- Problem statement
Write out the listing below in full and exactly, leaving out every picture.

- Recorded data
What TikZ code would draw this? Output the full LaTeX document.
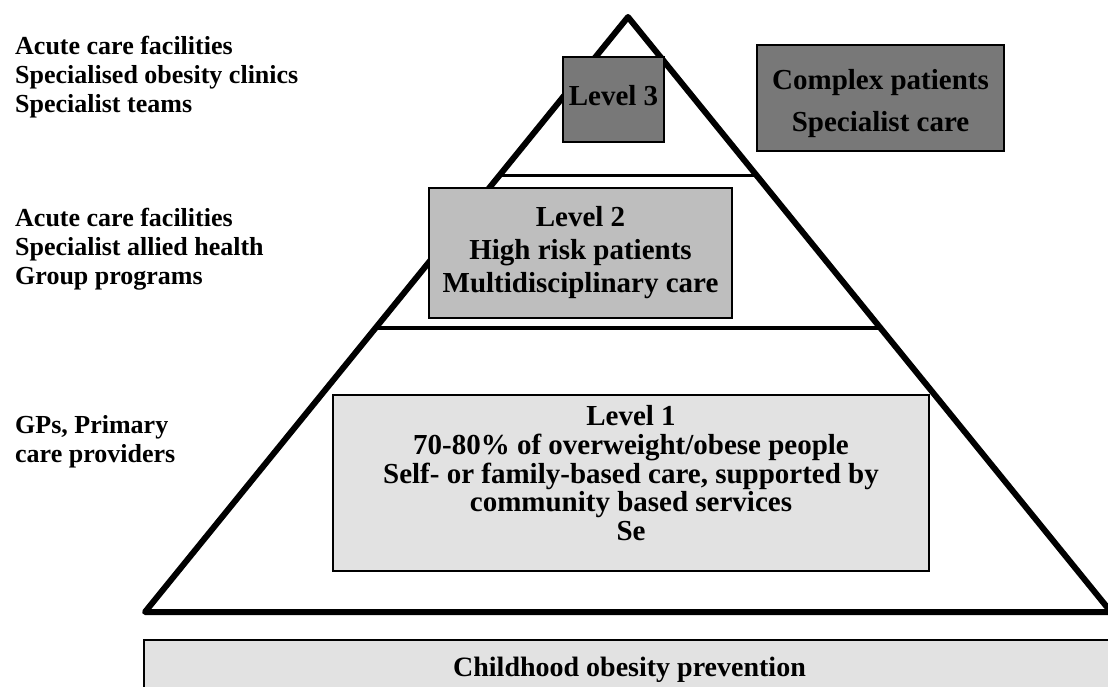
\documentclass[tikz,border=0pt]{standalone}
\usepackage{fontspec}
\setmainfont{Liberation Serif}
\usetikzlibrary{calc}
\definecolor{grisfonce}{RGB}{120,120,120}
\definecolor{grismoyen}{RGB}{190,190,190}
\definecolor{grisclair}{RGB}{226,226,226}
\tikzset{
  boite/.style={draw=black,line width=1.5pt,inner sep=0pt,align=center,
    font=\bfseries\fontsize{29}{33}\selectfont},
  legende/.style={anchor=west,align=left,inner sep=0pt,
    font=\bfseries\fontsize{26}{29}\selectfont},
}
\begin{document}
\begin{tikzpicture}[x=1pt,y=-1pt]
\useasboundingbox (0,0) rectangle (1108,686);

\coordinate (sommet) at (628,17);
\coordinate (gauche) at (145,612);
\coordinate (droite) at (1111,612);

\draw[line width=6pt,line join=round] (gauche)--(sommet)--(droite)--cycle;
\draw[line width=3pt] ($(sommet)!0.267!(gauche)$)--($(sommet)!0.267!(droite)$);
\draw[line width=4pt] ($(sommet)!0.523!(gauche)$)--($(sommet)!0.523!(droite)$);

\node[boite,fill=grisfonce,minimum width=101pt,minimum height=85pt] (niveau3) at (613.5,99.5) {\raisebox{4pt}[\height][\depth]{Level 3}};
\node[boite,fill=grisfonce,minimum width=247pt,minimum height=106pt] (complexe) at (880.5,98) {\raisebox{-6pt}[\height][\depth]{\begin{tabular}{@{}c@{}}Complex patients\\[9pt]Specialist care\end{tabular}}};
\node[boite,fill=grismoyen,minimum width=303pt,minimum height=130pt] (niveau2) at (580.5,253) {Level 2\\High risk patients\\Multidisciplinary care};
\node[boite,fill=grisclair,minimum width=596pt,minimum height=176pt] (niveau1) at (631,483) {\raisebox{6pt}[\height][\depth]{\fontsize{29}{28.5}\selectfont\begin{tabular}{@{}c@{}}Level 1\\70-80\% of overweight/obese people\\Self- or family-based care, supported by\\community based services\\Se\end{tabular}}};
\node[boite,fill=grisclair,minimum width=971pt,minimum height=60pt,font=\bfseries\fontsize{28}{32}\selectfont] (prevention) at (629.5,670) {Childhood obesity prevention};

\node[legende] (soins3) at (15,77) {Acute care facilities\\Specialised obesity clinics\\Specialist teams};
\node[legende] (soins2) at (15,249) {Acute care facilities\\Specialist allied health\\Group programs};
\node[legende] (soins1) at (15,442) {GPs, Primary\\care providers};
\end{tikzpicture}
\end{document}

- Response to this exercise
What TikZ code would draw this? Output the full LaTeX document.
\documentclass[tikz,border=0pt]{standalone}
\usepackage{fontspec}
\setmainfont{Liberation Serif}
\usetikzlibrary{calc}
\definecolor{grisfonce}{RGB}{120,120,120}
\definecolor{grismoyen}{RGB}{190,190,190}
\definecolor{grisclair}{RGB}{226,226,226}
\tikzset{
  boite/.style={draw=black,line width=1.5pt,inner sep=0pt,align=center,
    font=\bfseries\fontsize{29}{33}\selectfont},
  legende/.style={anchor=west,align=left,inner sep=0pt,
    font=\bfseries\fontsize{26}{29}\selectfont},
}
\begin{document}
\begin{tikzpicture}[x=1pt,y=-1pt]
\useasboundingbox (0,0) rectangle (1108,686);

\coordinate (sommet) at (628,17);
\coordinate (gauche) at (145,612);
\coordinate (droite) at (1111,612);

\draw[line width=6pt,line join=round] (gauche)--(sommet)--(droite)--cycle;
\draw[line width=3pt] ($(sommet)!0.267!(gauche)$)--($(sommet)!0.267!(droite)$);
\draw[line width=4pt] ($(sommet)!0.523!(gauche)$)--($(sommet)!0.523!(droite)$);

\node[boite,fill=grisfonce,minimum width=101pt,minimum height=85pt] (niveau3) at (613.5,99.5) {\raisebox{4pt}[\height][\depth]{Level 3}};
\node[boite,fill=grisfonce,minimum width=247pt,minimum height=106pt] (complexe) at (880.5,98) {\raisebox{-6pt}[\height][\depth]{\begin{tabular}{@{}c@{}}Complex patients\\[9pt]Specialist care\end{tabular}}};
\node[boite,fill=grismoyen,minimum width=303pt,minimum height=130pt] (niveau2) at (580.5,253) {Level 2\\High risk patients\\Multidisciplinary care};
\node[boite,fill=grisclair,minimum width=596pt,minimum height=176pt] (niveau1) at (631,483) {\raisebox{6pt}[\height][\depth]{\fontsize{29}{28.5}\selectfont\begin{tabular}{@{}c@{}}Level 1\\70-80\% of overweight/obese people\\Self- or family-based care, supported by\\community based services\\Se\end{tabular}}};
\node[boite,fill=grisclair,minimum width=971pt,minimum height=60pt,font=\bfseries\fontsize{28}{32}\selectfont] (prevention) at (629.5,670) {Childhood obesity prevention};

\node[legende] (soins3) at (15,77) {Acute care facilities\\Specialised obesity clinics\\Specialist teams};
\node[legende] (soins2) at (15,249) {Acute care facilities\\Specialist allied health\\Group programs};
\node[legende] (soins1) at (15,442) {GPs, Primary\\care providers};
\end{tikzpicture}
\end{document}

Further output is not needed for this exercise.